How to get a certificate of eligibility from the VA

VA certificate of eligibilityVA home-loans are provided by approved VA lenders, not the Veteran's Administration. The VA lenders are required to obtain proof that the veteran applicant is eligible for a VA loan. The Certificate of Eligibility (COE) serves as that proof and informs the lender that the applicant has met the minimum service requirement.

There are three ways the veteran can obtain the Certificate of Eligibility (COE).

  1. By Mail
    The veteran can obtain the certificate by mail. Simply print the Request for a Certificate of Eligibility form and return it to the address on the form

  2. Online
    Create an account and complete the application. Here's a nice flyer detailing the procedure: Obtaining Your Certificate of Eligibility Online.pdf. However, in some cases, your lender may be able to establish your eligibility and obtain your certificate of eligibility online.

  3. Through the Lender
    Many VA approved lenders have access to a special database and are able to obtain the COE in a few minutes.

There are times when the automated system fails to produce a certificate of eligibility, in this situation, have your DD214 ready.

Who is eligible for a VA loan:

In general . . .
You have served 181 days of active service during peacetime,
You have served 90 consecutive days of active service during wartime,
You have more than 6 years of service in the National Guard or Reserves,
You are the spouse of a service member who has died in the line of duty or as a result of a service-related disability.

The Veteran's Administration lists ALL the service requirements for a VA home-loan on their web site.

Does the certificate of eligibility guarantee a loan?

Unfortunately, no. The VA guarantee means that the Veteran's Administration will pay the lender a percentage of the loss when the VA lender forecloses on a loan. In short, the VA "guarantees" the loan to the lender.

Veteran home-buyers should have a 620 minimum credit score, an acceptable work history, and sufficient money to pay the various closing-costs if not paid by the home seller.

  Frequently Asked Questions About the VA Certificate of Eligibility

Q. Can a VA loan be denied?
A. The VA loan is not unlike any other mortgage loan. The veteran applicant must meet the lender's (and VA administration) guidelines for income, credit, length of employment, etc. The confusion is usually due to the word "VA loan guaranty". The guaranty means the lender is protected against loss if the borrower fails to repay the loan.

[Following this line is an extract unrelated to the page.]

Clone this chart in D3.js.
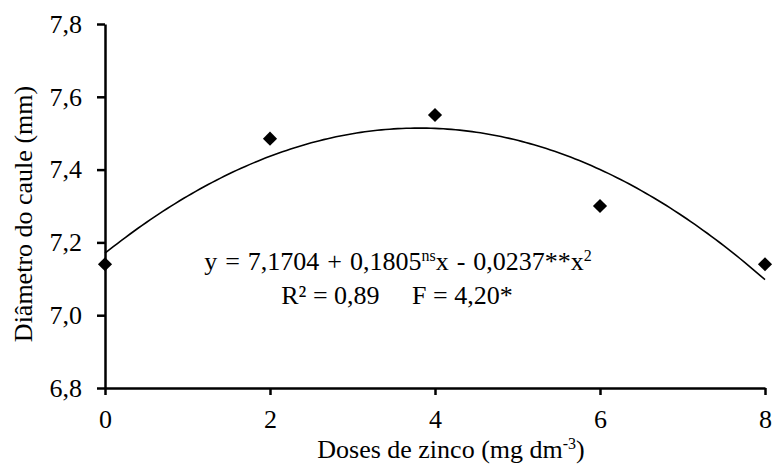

Q. Can a veteran with bad credit get a VA home-loan?
A. The VA does not require a minimum credit score and some lenders may be inclined to go below 620 depending on the circumstances that caused the poor credit.

Q. How long does it take to get a certificate of eligibility from the VA?
A. Obtaining the certificate of eligibility through the Veterans Administration can take up to six weeks (and longer). Fortunately, VA approved lenders are able to acquire the certificate of eligibility much sooner through the automated systems

Q. Is a dd214 the same as a certificate of eligibility?
A. The DD Form 214 is the proof of service. The DD-214 usually includes everything the VA needs to determine whether the veteran is eligible for a VA loan..

Q. Why does my VA Certificate of Eligibility say $36 000?
A. The $36,000 is the VA's maximum guarantee for loans up to $144,000 paid to the lender in the event of a default on the loan.

Here’s how it works:

If you qualify for a VA-backed home-loan, you’ll receive a home-loan entitlement. This is the maximum amount we’ll guarantee the lender that we’ll pay if you default on your loan.

As long as you qualify for a loan based on your income and credit history, and the property’s value matches its asking price, your lender will likely agree to loan you up to 4 times the amount of your entitlement without a down payment. This is your loan limit.

You may still be able to borrow more than this amount if you’re able and willing to pay a down payment. Most lenders require that your entitlement, down payment, or a combination of both cover at least 25% of your total loan amount.